Given the COVID-19 pandemic, “If ever there was a time to focus on lowering the prison population and looking at who could be [housed] in less restrictive settings, it is now,” says Judith Resnik, a Yale Law School professor and founding director of its Arthur Liman Center for Public Interest Law.
She calls the coronavirus crisis “an early cri de coeur [a passionate outcry] that makes that plain many women do not need to be in prison.” And she adds, “There is nothing in the law saying that people can be sentenced to the risk of serious illness or death.”
In an effort to mitigate virus risks after some staff members and inmates tested positive, Decatur Correctional Center in Illinois released several mothers and babies in March.
Attorney Julie Abbate observes, “Prison systems were not built with women in mind.”
Abbate, national advocacy director of Just Detention International in Washington, D.C., has been a relentless fighter for the rights of female prisoners. She is the former deputy chief in the Special Litigation Section of the Civil Rights Division, a member of the ABA Criminal Justice Section, and she testified before the commission in hearings about the study.
She drafted a resolution adopted by the ABA House of Delegates in 2019, urging governments to enact legislation, and correctional and detention facilities to enact policies that provide female prisoners with unrestricted access to free toilet paper and a range of free feminine hygiene products.

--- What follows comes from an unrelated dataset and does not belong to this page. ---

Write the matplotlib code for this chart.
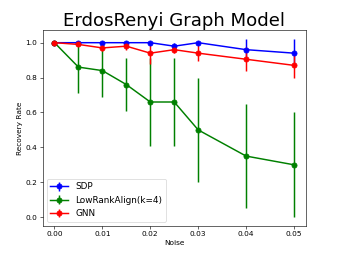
import numpy as np
import matplotlib
matplotlib.use('Agg')
import matplotlib.pyplot as plt

# Noise levels and recovery rates
noise = [0.0, 0.005, 0.01, 0.015, 0.02, 0.025, 0.03, 0.04, 0.05]

sdp_mean = [1.0, 1.0, 1.0, 1.0, 1.0, 0.98, 1.0, 0.96, 0.94]
sdp_err = [0.0, 0.0, 0.0, 0.0, 0.0, 0.02, 0.0, 0.06, 0.08]

lra_mean = [1.0, 0.86, 0.84, 0.76, 0.66, 0.66, 0.50, 0.35, 0.30]
lra_err = [0.0, 0.15, 0.15, 0.15, 0.25, 0.25, 0.30, 0.30, 0.30]

gnn_mean = [1.0, 0.99, 0.97, 0.98, 0.94, 0.96, 0.94, 0.905, 0.87]
gnn_err = [0.0, 0.01, 0.02, 0.02, 0.06, 0.02, 0.045, 0.07, 0.075]

fig = plt.figure(figsize=(6.4, 4.785), dpi=53.125)
ax = fig.add_subplot()

style = dict(marker='o', linewidth=2, markersize=7, elinewidth=2)
ax.errorbar(noise, sdp_mean, yerr=sdp_err, color='b', label='SDP', **style)
ax.errorbar(noise, lra_mean, yerr=lra_err, color='g', label='LowRankAlign(k=4)', **style)
ax.errorbar(noise, gnn_mean, yerr=gnn_err, color='r', label='GNN', **style)

ax.set_title('ErdosRenyi Graph Model', fontsize=24.5)
ax.set_xlabel('Noise')
ax.set_ylabel('Recovery Rate')
ax.legend(loc='lower left', fontsize=12)

fig.savefig('out.png', dpi=53.125)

Since then, she has been working with state correctional agencies and county sheriffs to help implement the ABA policy.
Abbate says disparate prison disciplinary rules are also a particular concern.

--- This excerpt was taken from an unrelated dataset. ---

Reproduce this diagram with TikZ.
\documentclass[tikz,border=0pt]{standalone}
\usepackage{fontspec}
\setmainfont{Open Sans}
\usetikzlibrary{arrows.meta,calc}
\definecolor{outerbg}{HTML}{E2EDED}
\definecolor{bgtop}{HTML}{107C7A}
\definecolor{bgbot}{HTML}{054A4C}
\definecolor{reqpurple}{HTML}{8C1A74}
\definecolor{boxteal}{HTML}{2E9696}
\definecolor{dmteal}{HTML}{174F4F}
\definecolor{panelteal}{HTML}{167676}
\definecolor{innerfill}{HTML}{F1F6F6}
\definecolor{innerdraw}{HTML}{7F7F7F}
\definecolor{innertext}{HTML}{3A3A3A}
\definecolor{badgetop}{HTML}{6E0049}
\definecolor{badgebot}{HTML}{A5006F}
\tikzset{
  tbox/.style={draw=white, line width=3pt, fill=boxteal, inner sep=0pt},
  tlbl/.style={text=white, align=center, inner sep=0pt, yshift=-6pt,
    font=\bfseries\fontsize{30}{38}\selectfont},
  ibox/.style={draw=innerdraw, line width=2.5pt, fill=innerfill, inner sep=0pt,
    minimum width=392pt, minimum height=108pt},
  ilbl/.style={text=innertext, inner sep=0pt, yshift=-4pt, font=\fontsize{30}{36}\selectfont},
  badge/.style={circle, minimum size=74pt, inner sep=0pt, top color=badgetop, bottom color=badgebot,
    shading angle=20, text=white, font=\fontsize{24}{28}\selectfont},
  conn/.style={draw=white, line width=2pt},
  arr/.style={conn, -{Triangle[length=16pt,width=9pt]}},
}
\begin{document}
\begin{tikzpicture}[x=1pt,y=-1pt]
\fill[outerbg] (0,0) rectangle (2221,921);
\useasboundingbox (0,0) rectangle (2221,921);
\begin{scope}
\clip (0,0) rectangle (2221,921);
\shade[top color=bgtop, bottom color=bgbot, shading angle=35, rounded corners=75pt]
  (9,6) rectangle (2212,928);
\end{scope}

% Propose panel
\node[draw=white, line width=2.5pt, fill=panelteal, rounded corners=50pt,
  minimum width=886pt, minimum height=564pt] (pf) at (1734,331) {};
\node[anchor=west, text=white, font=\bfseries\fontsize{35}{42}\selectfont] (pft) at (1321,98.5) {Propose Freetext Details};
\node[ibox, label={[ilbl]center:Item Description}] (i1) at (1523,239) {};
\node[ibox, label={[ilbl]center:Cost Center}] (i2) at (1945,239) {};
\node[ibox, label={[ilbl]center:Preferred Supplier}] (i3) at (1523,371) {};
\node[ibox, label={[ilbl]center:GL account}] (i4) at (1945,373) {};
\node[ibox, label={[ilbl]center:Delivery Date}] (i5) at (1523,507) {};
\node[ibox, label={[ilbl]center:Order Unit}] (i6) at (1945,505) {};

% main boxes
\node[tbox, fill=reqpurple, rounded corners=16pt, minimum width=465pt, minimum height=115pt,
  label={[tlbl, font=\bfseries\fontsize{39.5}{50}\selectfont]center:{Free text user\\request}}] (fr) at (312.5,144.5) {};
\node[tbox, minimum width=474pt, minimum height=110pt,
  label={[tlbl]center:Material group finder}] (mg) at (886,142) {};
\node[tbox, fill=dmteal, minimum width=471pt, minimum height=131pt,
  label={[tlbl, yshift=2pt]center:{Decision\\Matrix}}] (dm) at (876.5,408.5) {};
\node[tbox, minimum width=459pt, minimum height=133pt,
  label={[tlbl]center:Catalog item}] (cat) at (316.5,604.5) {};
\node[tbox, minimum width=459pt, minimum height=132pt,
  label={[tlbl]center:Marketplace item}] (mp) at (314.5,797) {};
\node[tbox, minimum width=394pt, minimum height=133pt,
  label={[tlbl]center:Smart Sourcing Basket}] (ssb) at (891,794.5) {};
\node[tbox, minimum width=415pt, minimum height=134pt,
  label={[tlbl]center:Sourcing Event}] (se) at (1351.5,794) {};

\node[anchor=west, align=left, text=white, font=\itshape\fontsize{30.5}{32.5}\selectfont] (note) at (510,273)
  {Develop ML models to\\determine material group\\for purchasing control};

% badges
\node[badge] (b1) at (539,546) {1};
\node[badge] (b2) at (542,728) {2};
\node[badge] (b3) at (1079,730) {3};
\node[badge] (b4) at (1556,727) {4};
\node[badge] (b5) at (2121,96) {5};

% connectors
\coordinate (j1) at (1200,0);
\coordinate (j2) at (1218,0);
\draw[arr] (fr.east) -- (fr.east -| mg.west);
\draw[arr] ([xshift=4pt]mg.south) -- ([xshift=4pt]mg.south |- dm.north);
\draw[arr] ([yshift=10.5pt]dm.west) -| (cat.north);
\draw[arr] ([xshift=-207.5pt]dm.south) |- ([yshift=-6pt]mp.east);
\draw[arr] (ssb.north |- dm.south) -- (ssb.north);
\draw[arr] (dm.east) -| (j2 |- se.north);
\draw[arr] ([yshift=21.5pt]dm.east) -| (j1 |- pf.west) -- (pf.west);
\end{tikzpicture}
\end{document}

“For men, an assault in prison usually involves a violent fight. For women, it could be pushing or hair-pulling. For both, it’s punished as assault,” she says, adding that women are particularly at risk of violence and sexual abuse in prison. “Whenever you have scarcity and deprivation, it creates power over women. An unscrupulous correctional officer could pressure a woman to perform a sexual act on him [and say,] ‘Do it, or I’ll put you in isolation.’ The fear of being separated from her children drives a woman to comply.”

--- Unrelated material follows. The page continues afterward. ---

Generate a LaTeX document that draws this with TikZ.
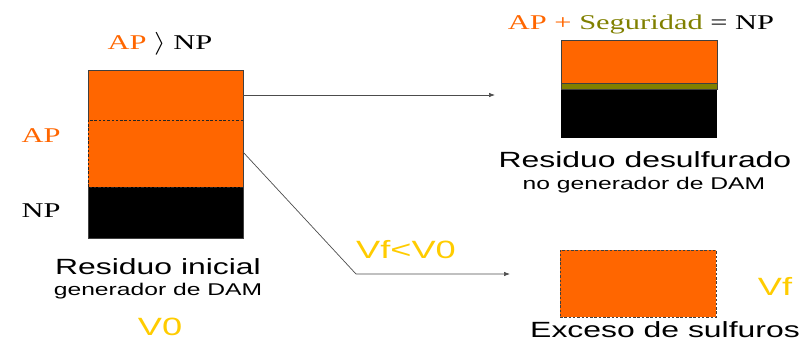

The report also notes solitary confinement for minor violations denies women good-time credits and shorter sentences.
The commission is calling on prisons to implement evidence-based, trauma-informed discipline policies to avoid harsh punishments for minor infractions.
In some states, things seem to be improving, albeit slowly. Lhamon points to recent disciplinary changes under guidelines adopted and enforced by the Alabama Department of Corrections and MCI-Framingham, a women’s medium-security facility in Massachusetts. She says data showed “astonishing progress” in inmate safety after those institutions implemented a gender-responsive trauma-informed disciplinary policy.
Those policies are informed by studies on the different characteristics and pre-incarceration experiences of men and women (particularly trauma), and generate information on how to meet the unique needs and challenges of female inmates.
Data after implementation of those policies has shown “extraordinary, just jaw-dropping” improvements, she says, adding that the new disciplinary policies could be models for other states to follow.
Lhamon says the commission is working with Sen. Brian Schatz (D-Hawaii) on his bipartisan efforts with Sen. John Cornyn (R-Texas) urging better oversight of Prison Rape Elimination Act compliance. The commission is also working with U.S. Rep. Pramila Jayapal (D-Wash.) on the Dignity for Incarcerated Women Act, which she co-sponsored with U.S. Rep. Karen Bass (D-Calif.). The bill addresses many issues raised in the commission’s report, and companion legislation was reintroduced in the Senate last year by Elizabeth Warren (D-Mass.) and Cory Booker (D-N.J.).
This article appeared in the June/July 2020 issue of the ABA Journal under the headline: “Imprisoned While Female: A new study looks at the prison system’s failure to address women’s health and safety behind bars.”